• Data segment:
--------------------------------

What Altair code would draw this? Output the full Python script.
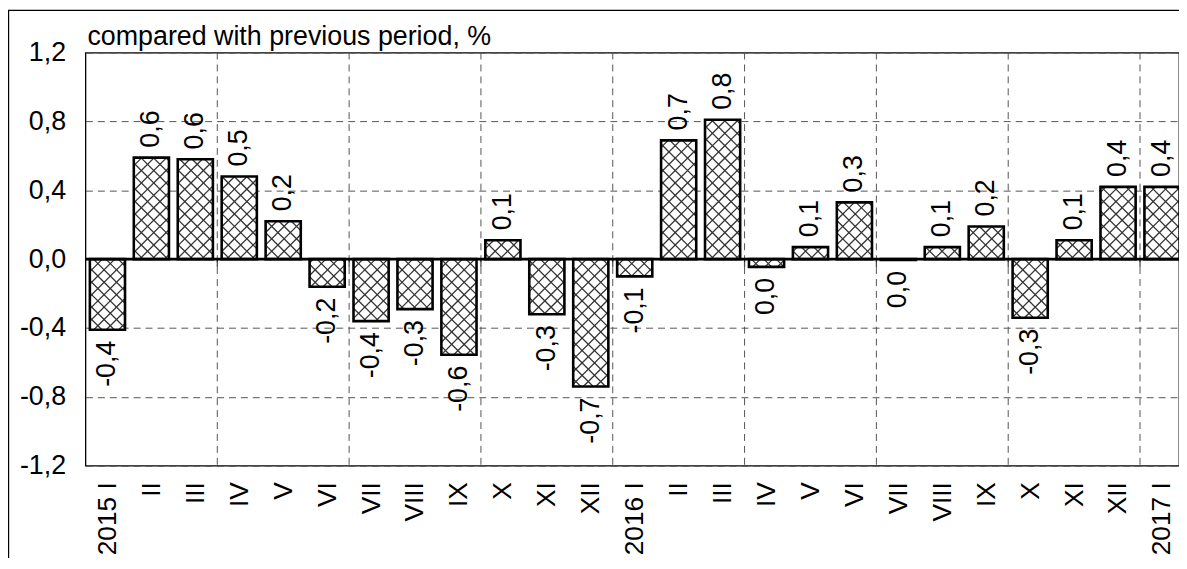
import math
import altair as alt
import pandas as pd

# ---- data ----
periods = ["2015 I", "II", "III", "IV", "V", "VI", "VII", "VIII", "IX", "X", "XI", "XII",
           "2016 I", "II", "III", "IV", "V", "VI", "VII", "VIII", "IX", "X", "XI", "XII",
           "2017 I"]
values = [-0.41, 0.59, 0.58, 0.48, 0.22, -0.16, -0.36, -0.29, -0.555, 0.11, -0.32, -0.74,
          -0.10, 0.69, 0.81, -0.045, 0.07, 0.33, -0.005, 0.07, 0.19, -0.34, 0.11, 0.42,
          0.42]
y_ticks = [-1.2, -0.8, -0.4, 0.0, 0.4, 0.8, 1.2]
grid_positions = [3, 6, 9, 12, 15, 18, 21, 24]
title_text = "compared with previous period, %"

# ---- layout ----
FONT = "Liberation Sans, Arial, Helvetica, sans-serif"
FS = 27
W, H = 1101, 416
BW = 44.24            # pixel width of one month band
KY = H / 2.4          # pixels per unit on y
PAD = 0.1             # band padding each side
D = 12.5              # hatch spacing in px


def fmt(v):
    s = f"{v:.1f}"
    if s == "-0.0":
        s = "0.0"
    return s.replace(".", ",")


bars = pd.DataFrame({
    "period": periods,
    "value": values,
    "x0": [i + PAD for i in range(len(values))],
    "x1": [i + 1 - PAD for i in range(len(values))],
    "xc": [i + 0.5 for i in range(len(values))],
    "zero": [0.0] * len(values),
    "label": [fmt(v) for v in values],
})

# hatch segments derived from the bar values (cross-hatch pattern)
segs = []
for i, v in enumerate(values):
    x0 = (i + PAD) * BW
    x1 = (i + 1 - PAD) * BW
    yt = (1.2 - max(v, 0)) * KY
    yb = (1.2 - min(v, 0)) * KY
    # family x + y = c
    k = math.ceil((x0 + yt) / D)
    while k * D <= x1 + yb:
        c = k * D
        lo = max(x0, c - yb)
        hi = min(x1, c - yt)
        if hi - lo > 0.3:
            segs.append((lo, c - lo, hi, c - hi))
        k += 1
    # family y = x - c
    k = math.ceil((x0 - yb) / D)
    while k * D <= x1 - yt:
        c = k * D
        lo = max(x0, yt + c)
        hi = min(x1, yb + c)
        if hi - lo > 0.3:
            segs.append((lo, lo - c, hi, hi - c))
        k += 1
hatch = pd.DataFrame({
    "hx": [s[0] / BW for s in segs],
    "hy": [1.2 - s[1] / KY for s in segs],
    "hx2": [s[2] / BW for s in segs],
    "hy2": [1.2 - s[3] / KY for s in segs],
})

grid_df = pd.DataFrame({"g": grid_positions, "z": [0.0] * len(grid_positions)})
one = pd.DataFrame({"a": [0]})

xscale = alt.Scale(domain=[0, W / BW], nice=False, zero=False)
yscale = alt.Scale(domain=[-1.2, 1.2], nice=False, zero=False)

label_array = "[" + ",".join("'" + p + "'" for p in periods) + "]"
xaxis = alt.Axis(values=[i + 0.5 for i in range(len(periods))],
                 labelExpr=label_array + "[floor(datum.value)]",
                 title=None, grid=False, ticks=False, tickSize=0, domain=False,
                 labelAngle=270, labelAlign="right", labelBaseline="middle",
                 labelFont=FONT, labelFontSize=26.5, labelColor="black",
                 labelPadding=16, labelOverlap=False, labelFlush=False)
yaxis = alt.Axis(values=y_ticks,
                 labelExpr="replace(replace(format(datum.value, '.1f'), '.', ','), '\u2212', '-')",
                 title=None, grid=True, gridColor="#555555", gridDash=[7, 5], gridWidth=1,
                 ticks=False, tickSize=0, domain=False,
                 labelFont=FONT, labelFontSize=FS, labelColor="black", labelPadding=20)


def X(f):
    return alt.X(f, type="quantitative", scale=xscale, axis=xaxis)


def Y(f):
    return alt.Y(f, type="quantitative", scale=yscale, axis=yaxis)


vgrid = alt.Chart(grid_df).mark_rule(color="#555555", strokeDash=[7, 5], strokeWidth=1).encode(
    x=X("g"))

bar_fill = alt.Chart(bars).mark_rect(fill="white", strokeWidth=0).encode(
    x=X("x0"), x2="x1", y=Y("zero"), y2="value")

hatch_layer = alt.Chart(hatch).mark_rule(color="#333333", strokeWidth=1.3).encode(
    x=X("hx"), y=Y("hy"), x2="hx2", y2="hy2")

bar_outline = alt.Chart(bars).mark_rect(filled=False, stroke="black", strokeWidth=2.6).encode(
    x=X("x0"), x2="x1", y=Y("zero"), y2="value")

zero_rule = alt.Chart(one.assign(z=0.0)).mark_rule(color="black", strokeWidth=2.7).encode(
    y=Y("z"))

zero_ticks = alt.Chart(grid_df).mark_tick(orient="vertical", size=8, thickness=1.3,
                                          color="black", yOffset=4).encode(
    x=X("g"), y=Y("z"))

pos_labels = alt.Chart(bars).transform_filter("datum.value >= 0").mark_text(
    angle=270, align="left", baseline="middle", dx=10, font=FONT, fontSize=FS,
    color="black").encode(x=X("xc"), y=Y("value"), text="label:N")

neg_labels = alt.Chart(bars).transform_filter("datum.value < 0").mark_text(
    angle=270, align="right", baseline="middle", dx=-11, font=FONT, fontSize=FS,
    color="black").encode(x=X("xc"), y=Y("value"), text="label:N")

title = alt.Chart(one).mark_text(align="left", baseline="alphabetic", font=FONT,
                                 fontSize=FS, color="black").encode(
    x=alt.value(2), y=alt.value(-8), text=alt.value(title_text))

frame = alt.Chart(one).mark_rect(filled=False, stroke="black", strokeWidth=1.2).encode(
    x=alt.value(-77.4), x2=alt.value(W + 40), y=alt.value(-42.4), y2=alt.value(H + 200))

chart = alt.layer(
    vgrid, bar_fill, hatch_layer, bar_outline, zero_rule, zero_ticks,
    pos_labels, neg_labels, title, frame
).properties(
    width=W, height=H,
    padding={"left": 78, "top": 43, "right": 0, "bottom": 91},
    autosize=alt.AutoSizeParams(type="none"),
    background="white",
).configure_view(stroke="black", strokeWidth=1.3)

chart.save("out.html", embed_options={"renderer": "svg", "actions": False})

--------------------------------

Each line of the data is to be duplicated exactly; pictures stay out of the copy.

• Written response:
What Altair code would draw this? Output the full Python script.
import math
import altair as alt
import pandas as pd

# ---- data ----
periods = ["2015 I", "II", "III", "IV", "V", "VI", "VII", "VIII", "IX", "X", "XI", "XII",
           "2016 I", "II", "III", "IV", "V", "VI", "VII", "VIII", "IX", "X", "XI", "XII",
           "2017 I"]
values = [-0.41, 0.59, 0.58, 0.48, 0.22, -0.16, -0.36, -0.29, -0.555, 0.11, -0.32, -0.74,
          -0.10, 0.69, 0.81, -0.045, 0.07, 0.33, -0.005, 0.07, 0.19, -0.34, 0.11, 0.42,
          0.42]
y_ticks = [-1.2, -0.8, -0.4, 0.0, 0.4, 0.8, 1.2]
grid_positions = [3, 6, 9, 12, 15, 18, 21, 24]
title_text = "compared with previous period, %"

# ---- layout ----
FONT = "Liberation Sans, Arial, Helvetica, sans-serif"
FS = 27
W, H = 1101, 416
BW = 44.24            # pixel width of one month band
KY = H / 2.4          # pixels per unit on y
PAD = 0.1             # band padding each side
D = 12.5              # hatch spacing in px


def fmt(v):
    s = f"{v:.1f}"
    if s == "-0.0":
        s = "0.0"
    return s.replace(".", ",")


bars = pd.DataFrame({
    "period": periods,
    "value": values,
    "x0": [i + PAD for i in range(len(values))],
    "x1": [i + 1 - PAD for i in range(len(values))],
    "xc": [i + 0.5 for i in range(len(values))],
    "zero": [0.0] * len(values),
    "label": [fmt(v) for v in values],
})

# hatch segments derived from the bar values (cross-hatch pattern)
segs = []
for i, v in enumerate(values):
    x0 = (i + PAD) * BW
    x1 = (i + 1 - PAD) * BW
    yt = (1.2 - max(v, 0)) * KY
    yb = (1.2 - min(v, 0)) * KY
    # family x + y = c
    k = math.ceil((x0 + yt) / D)
    while k * D <= x1 + yb:
        c = k * D
        lo = max(x0, c - yb)
        hi = min(x1, c - yt)
        if hi - lo > 0.3:
            segs.append((lo, c - lo, hi, c - hi))
        k += 1
    # family y = x - c
    k = math.ceil((x0 - yb) / D)
    while k * D <= x1 - yt:
        c = k * D
        lo = max(x0, yt + c)
        hi = min(x1, yb + c)
        if hi - lo > 0.3:
            segs.append((lo, lo - c, hi, hi - c))
        k += 1
hatch = pd.DataFrame({
    "hx": [s[0] / BW for s in segs],
    "hy": [1.2 - s[1] / KY for s in segs],
    "hx2": [s[2] / BW for s in segs],
    "hy2": [1.2 - s[3] / KY for s in segs],
})

grid_df = pd.DataFrame({"g": grid_positions, "z": [0.0] * len(grid_positions)})
one = pd.DataFrame({"a": [0]})

xscale = alt.Scale(domain=[0, W / BW], nice=False, zero=False)
yscale = alt.Scale(domain=[-1.2, 1.2], nice=False, zero=False)

label_array = "[" + ",".join("'" + p + "'" for p in periods) + "]"
xaxis = alt.Axis(values=[i + 0.5 for i in range(len(periods))],
                 labelExpr=label_array + "[floor(datum.value)]",
                 title=None, grid=False, ticks=False, tickSize=0, domain=False,
                 labelAngle=270, labelAlign="right", labelBaseline="middle",
                 labelFont=FONT, labelFontSize=26.5, labelColor="black",
                 labelPadding=16, labelOverlap=False, labelFlush=False)
yaxis = alt.Axis(values=y_ticks,
                 labelExpr="replace(replace(format(datum.value, '.1f'), '.', ','), '\u2212', '-')",
                 title=None, grid=True, gridColor="#555555", gridDash=[7, 5], gridWidth=1,
                 ticks=False, tickSize=0, domain=False,
                 labelFont=FONT, labelFontSize=FS, labelColor="black", labelPadding=20)


def X(f):
    return alt.X(f, type="quantitative", scale=xscale, axis=xaxis)


def Y(f):
    return alt.Y(f, type="quantitative", scale=yscale, axis=yaxis)


vgrid = alt.Chart(grid_df).mark_rule(color="#555555", strokeDash=[7, 5], strokeWidth=1).encode(
    x=X("g"))

bar_fill = alt.Chart(bars).mark_rect(fill="white", strokeWidth=0).encode(
    x=X("x0"), x2="x1", y=Y("zero"), y2="value")

hatch_layer = alt.Chart(hatch).mark_rule(color="#333333", strokeWidth=1.3).encode(
    x=X("hx"), y=Y("hy"), x2="hx2", y2="hy2")

bar_outline = alt.Chart(bars).mark_rect(filled=False, stroke="black", strokeWidth=2.6).encode(
    x=X("x0"), x2="x1", y=Y("zero"), y2="value")

zero_rule = alt.Chart(one.assign(z=0.0)).mark_rule(color="black", strokeWidth=2.7).encode(
    y=Y("z"))

zero_ticks = alt.Chart(grid_df).mark_tick(orient="vertical", size=8, thickness=1.3,
                                          color="black", yOffset=4).encode(
    x=X("g"), y=Y("z"))

pos_labels = alt.Chart(bars).transform_filter("datum.value >= 0").mark_text(
    angle=270, align="left", baseline="middle", dx=10, font=FONT, fontSize=FS,
    color="black").encode(x=X("xc"), y=Y("value"), text="label:N")

neg_labels = alt.Chart(bars).transform_filter("datum.value < 0").mark_text(
    angle=270, align="right", baseline="middle", dx=-11, font=FONT, fontSize=FS,
    color="black").encode(x=X("xc"), y=Y("value"), text="label:N")

title = alt.Chart(one).mark_text(align="left", baseline="alphabetic", font=FONT,
                                 fontSize=FS, color="black").encode(
    x=alt.value(2), y=alt.value(-8), text=alt.value(title_text))

frame = alt.Chart(one).mark_rect(filled=False, stroke="black", strokeWidth=1.2).encode(
    x=alt.value(-77.4), x2=alt.value(W + 40), y=alt.value(-42.4), y2=alt.value(H + 200))

chart = alt.layer(
    vgrid, bar_fill, hatch_layer, bar_outline, zero_rule, zero_ticks,
    pos_labels, neg_labels, title, frame
).properties(
    width=W, height=H,
    padding={"left": 78, "top": 43, "right": 0, "bottom": 91},
    autosize=alt.AutoSizeParams(type="none"),
    background="white",
).configure_view(stroke="black", strokeWidth=1.3)

chart.save("out.html", embed_options={"renderer": "svg", "actions": False})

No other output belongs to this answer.